The point is these can be done with some simple tools and no press. Take the old one out was actually easier for ME the way I did it. Putting the new one in was effortless with a press compared to the vise. The vise will work but I'm lazy.
Trent's car is now a full Buschur Racing Stage 4 with 280's, race FMIC, 680's and the 20G. It is going to be interesting to see what it makes for power this week. Engine, head, throttle body and intake are all stock and have never been removed. Car has about 25,000 miles on it.
David Buschur
www.buschurracing.com
I love those cams, car pulls hard up top and still have great mid range. Dave glad you talked me out of the 35r for now. This 20g is bad ***
#89
Maybe Ill get TTP's mount and put it in my 272 cammed EVO and do a review on it. I want TTP's because it is softer. I dont want all that extra vibration but I do want better shifting and less bucking.
#90
Originally Posted by TTP Engineering
Thanks for the input Jack. I would like to see however cammed Evo with a review. I suspect that a car that does not vibrate much before (due to stock cams) will also not vibrate much after.

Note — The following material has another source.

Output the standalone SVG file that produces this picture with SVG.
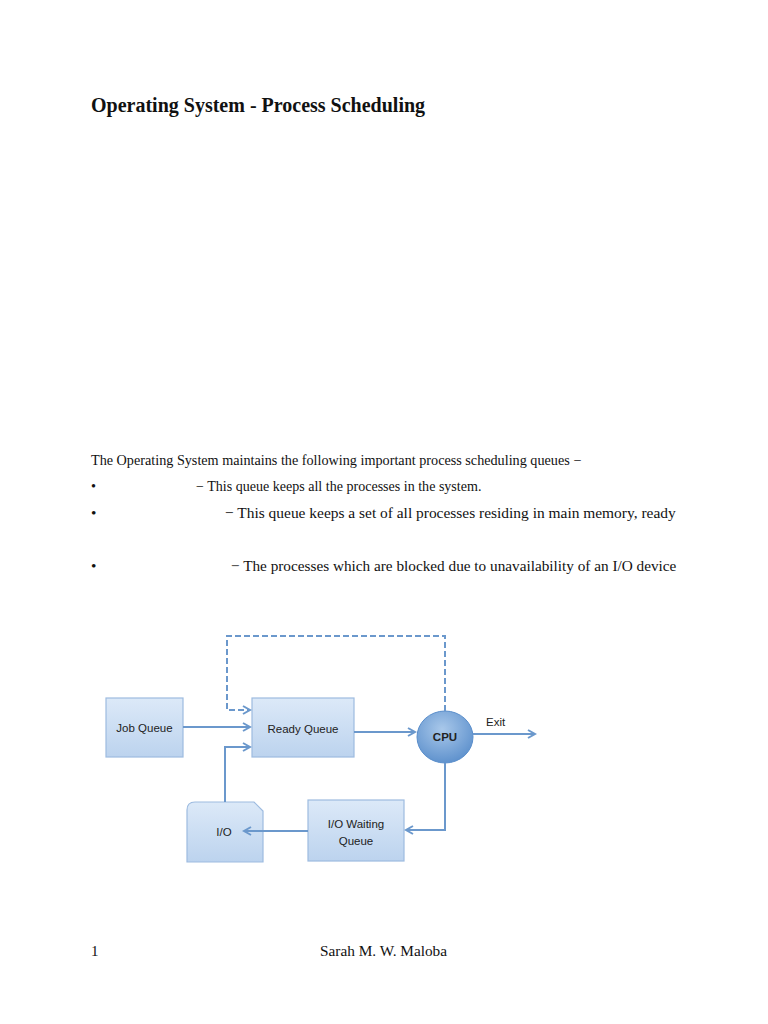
<svg xmlns="http://www.w3.org/2000/svg" width="768" height="1024" viewBox="0 0 768 1024">
<style>
.t{font-family:"Liberation Serif","Times New Roman",serif;fill:#111}
.b{font-family:"Liberation Sans",Arial,sans-serif;font-size:11.5px;fill:#222}
.box{fill:url(#g);stroke:#9dbbe0;stroke-width:1.2}
.c{fill:none;stroke:#6b98cc;stroke-width:2}
</style>
<defs>
<linearGradient id="g" x1="0" y1="0" x2="0" y2="1"><stop offset="0" stop-color="#dce9f8"/><stop offset="1" stop-color="#bcd3ee"/></linearGradient>
<radialGradient id="cg" cx="0.45" cy="0.35" r="0.7"><stop offset="0" stop-color="#a9c8ea"/><stop offset="1" stop-color="#5a8ecb"/></radialGradient>
<marker id="a" markerWidth="10" markerHeight="10" refX="8" refY="5" orient="auto" markerUnits="userSpaceOnUse"><path d="M1,1 L8,5 L1,9" fill="none" stroke="#6b98cc" stroke-width="2"/></marker>
</defs>
<rect width="768" height="1024" fill="#fff"/>
<text class="t" x="91" y="112" font-size="20" font-weight="bold">Operating System - Process Scheduling</text>
<text class="t" x="91" y="465" font-size="14.2">The Operating System maintains the following important process scheduling queues −</text>
<text class="t" x="91" y="491" font-size="14.2">•</text>
<text class="t" x="196" y="491" font-size="14.05">− This queue keeps all the processes in the system.</text>
<text class="t" x="91" y="518" font-size="15.4">•</text>
<text class="t" x="225" y="518" font-size="15.45">− This queue keeps a set of all processes residing in main memory, ready</text>
<text class="t" x="91" y="571" font-size="15.4">•</text>
<text class="t" x="231" y="571" font-size="15.25">− The processes which are blocked due to unavailability of an I/O device</text>
<g id="job"><rect class="box" x="106" y="698" width="77" height="59"/><text class="b" x="144.5" y="732" text-anchor="middle">Job Queue</text></g>
<g id="ready"><rect class="box" x="252" y="698" width="102" height="59"/><text class="b" x="303" y="733" text-anchor="middle">Ready Queue</text></g>
<g id="cpu"><ellipse cx="445" cy="737" rx="28" ry="26" fill="url(#cg)" stroke="#5a8ecb"/><text class="b" x="445" y="741" text-anchor="middle" font-weight="bold" font-size="10.5">CPU</text></g>
<g id="iowq"><rect class="box" x="308" y="800" width="96" height="61"/><text class="b" x="356" y="828" text-anchor="middle">I/O Waiting</text><text class="b" x="356" y="845" text-anchor="middle">Queue</text></g>
<g id="io"><path class="box" d="M195,802 H254 L263,811 V862 H187 V810 Q187,802 195,802 Z"/><text class="b" x="224" y="836" text-anchor="middle">I/O</text></g>
<g id="connectors">
<path class="c" d="M183,727 H250" marker-end="url(#a)"/>
<path class="c" d="M354,732 H415" marker-end="url(#a)"/>
<path class="c" d="M473,734 H535" marker-end="url(#a)"/>
<path class="c" d="M445,711 V636 H227 V710 H250" stroke-dasharray="6,3" marker-end="url(#a)"/>
<path class="c" d="M445,763 V830 H406" marker-end="url(#a)"/>
<path class="c" d="M308,831 H244" marker-end="url(#a)"/>
<path class="c" d="M225,802 V747 H250" marker-end="url(#a)"/>
</g>
<text class="b" x="486" y="726" font-size="12">Exit</text>
<text class="t" x="91" y="956" font-size="15">1</text>
<text class="t" x="320" y="956" font-size="15.3">Sarah M. W. Maloba</text>
</svg>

Good review for a stock cam application however.
Good review for a stock cam application however.
I think that will be true with either mount. I'll be able to do a back-to-back comparison, so to speak, in a couple of weeks when the cams go in.
The first owner of my car had an HKS downpipe, stock cat, and HKS HiPower after-cat exhaust on it. Stock otherwise. He apparently decided it was too loud and put Dynamat in the trunk. If you are that kind of person, I'd suggest skipping the motor mount.
If you are the kind of guy that is okay with more noise from his exhaust as long as it performs, go for it.